1. Field of the Invention
The present invention is directed to an apparatus for storing energy and subsequently transferring it to a vacuum arc such as used for supplying plasma to a plasma centrifuge. The apparatus incorporates an electrical circuit including a pulse forming network which is matched to the vacuum arc thereby providing an energy storage and arc initiating apparatus which is reliable, energy efficient, simple and of a relatively small physical size.
2. Description of the Prior Art
In plasma centrifuges of the type used for mass separation such as that described in Hirshfield et al, "Plasma Centrifuge" Physical Review Letters, Volume 46, No. 1, Jan. 5, 1981, the vacuum arc is triggered by a short focused laser pulse. The laser produced plasma initiates the discharge of a high voltage capacitor bank and a vacuum arc is formed. The energy efficiency is, however, very low because most of the stored energy is dissipated as heat in a series ballast resistor. This low efficiency of energy transfer has proven to be a decided disadvantage in the use of such a technique. Furthermore, the arc current is not constant during the pulse and the use of a laser for arc initiation necessitates an expensive, complex and not very reliable apparatus.

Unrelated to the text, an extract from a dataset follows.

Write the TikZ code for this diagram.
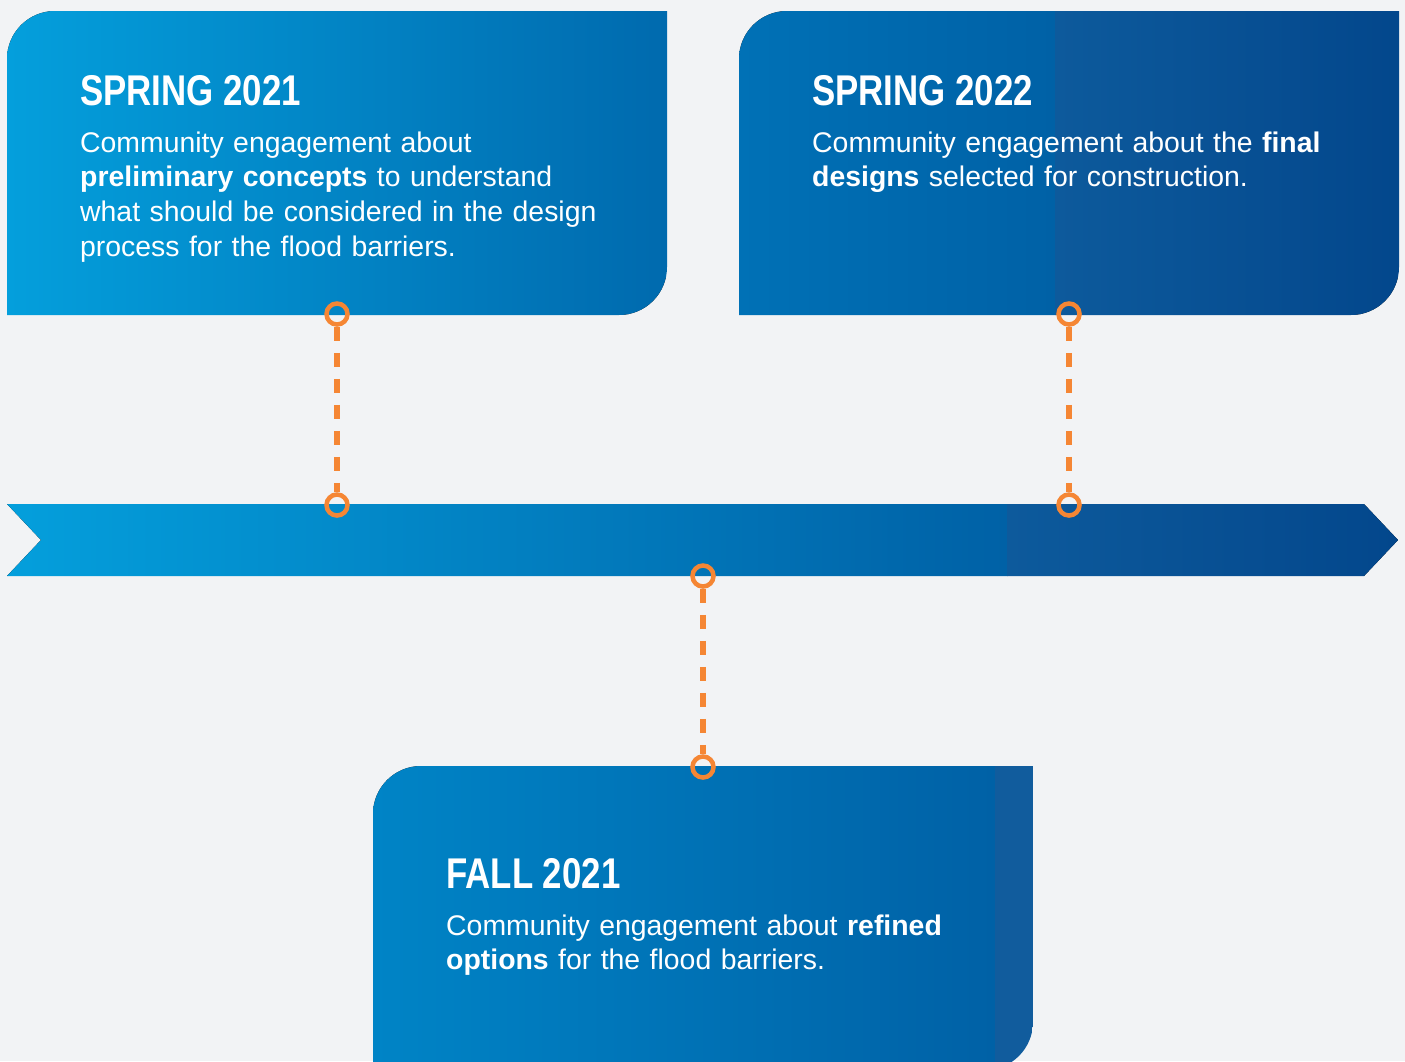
\documentclass[tikz,border=0pt]{standalone}
\usepackage{fontspec}
\setmainfont{Liberation Sans}
\newfontfamily\titlefont[FakeStretch=0.81]{Liberation Sans}
\definecolor{bg}{HTML}{F2F3F5}
\definecolor{orng}{HTML}{F58634}
\definecolor{bA}{HTML}{049FDC}
\definecolor{bB}{HTML}{006AAE}
\definecolor{bC}{HTML}{0071B6}
\definecolor{bD}{HTML}{0061A6}
\definecolor{bE}{HTML}{0D5A9C}
\definecolor{bF}{HTML}{03478C}
\definecolor{bG}{HTML}{0084C6}
\definecolor{bH}{HTML}{115C9D}
\newcommand\tabpath[4]{({#1},{#2+48}) .. controls ({#1},{#2+21.5}) and ({#1+21.5},{#2}) .. ({#1+48},{#2}) -- ({#3},{#2}) -- ({#3},{#4-48}) .. controls ({#3},{#4-21.5}) and ({#3-21.5},{#4}) .. ({#3-48},{#4}) -- ({#1},{#4}) -- cycle}
\newcommand\barpath{(7,504) -- (1364,504) -- (1398,540) -- (1364,576) -- (7,576) -- (41,540) -- cycle}
\tikzset{
  titletext/.style={text=white,inner sep=0pt,anchor=base west,font=\titlefont\bfseries\fontsize{43}{43}\selectfont},
  bodytext/.style={text=white,inner sep=0pt,anchor=base west,align=left,text width=640pt,font=\fontsize{28.4}{34.8}\selectfont},
  dot/.style={circle,draw=orng,line width=4.5pt,minimum size=21pt,inner sep=0pt},
  conn/.style={draw=orng,line width=5.5pt,dash pattern=on 14pt off 12pt}
}
\begin{document}
\begin{tikzpicture}[x=1pt,y=-1pt]
\useasboundingbox (0,0) rectangle (1405,1061);
\clip (0,0) rectangle (1405,1061);
\fill[bg] (0,0) rectangle (1405,1061);
% box 1
\begin{scope}
\clip \tabpath{7}{11}{667}{315};
\fill[left color=bA,right color=bB] (7,11) rectangle (667,315);
\end{scope}
% box 2
\begin{scope}
\clip \tabpath{739}{11}{1399}{315};
\fill[left color=bC,right color=bD] (739,11) rectangle (1055.5,315);
\fill[left color=bE,right color=bF] (1055,11) rectangle (1399,315);
\end{scope}
% box 3
\begin{scope}
\clip \tabpath{373}{766}{1033}{1070};
\fill[left color=bG,right color=bD] (373,766) rectangle (995.5,1070);
\fill[bH] (995,766) rectangle (1033,1070);
\end{scope}
% timeline bar
\begin{scope}
\clip \barpath;
\fill[left color=bA,right color=bD] (7,504) rectangle (1007.5,576);
\fill[left color=bE,right color=bF] (1007,504) rectangle (1398,576);
\end{scope}
% texts
\node[titletext] (t1) at (80,105) {SPRING 2021};
\node[bodytext] (d1) at (80,152) {Community engagement about\\\textbf{preliminary concepts} to understand\\what should be considered in the design\\process for the flood barriers.};
\node[titletext] (t2) at (812,105) {SPRING 2022};
\node[bodytext] (d2) at (812,152) {Community engagement about the \textbf{final}\\\textbf{designs} selected for construction.};
\node[titletext] (t3) at (446,888) {FALL 2021};
\node[bodytext] (d3) at (446,935) {Community engagement about \textbf{refined}\\\textbf{options} for the flood barriers.};
% markers
\node[dot] (p1) at (337,314) {};
\node[dot] (q1) at (337,505) {};
\node[dot] (p2) at (1069,314) {};
\node[dot] (q2) at (1069,505) {};
\node[dot] (p3) at (703,576) {};
\node[dot] (q3) at (703,767) {};
\draw[conn] (p1) -- (q1);
\draw[conn] (p2) -- (q2);
\draw[conn] (p3) -- (q3);
\end{tikzpicture}
\end{document}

Another technique considered in supplying current to the vacuum arc is the use of a pulse forming network such as a Guillemin five section network of unequal lumped elements. In a Guillemin network, the elements (capacitors and inductors) are designed in such a way that a quasi-rectangular current pulse of duration .tau. is delivered into an ohmic load Z. The rise and fall of the current are linear, the rise time and fall time each being about 8% of .tau.. If the total resistance R of the network is of the same order of magnitude as the load impedance or larger, the current pulse becomes severly distorted. This situation occurred in prior art devices where the Guillemin pulse forming network was discharged into the extremely low impedance of the vacuum arc which is typically 40-80 milliohms because the inductors of the network were not designed to have a resistance much lower than the arc impedance.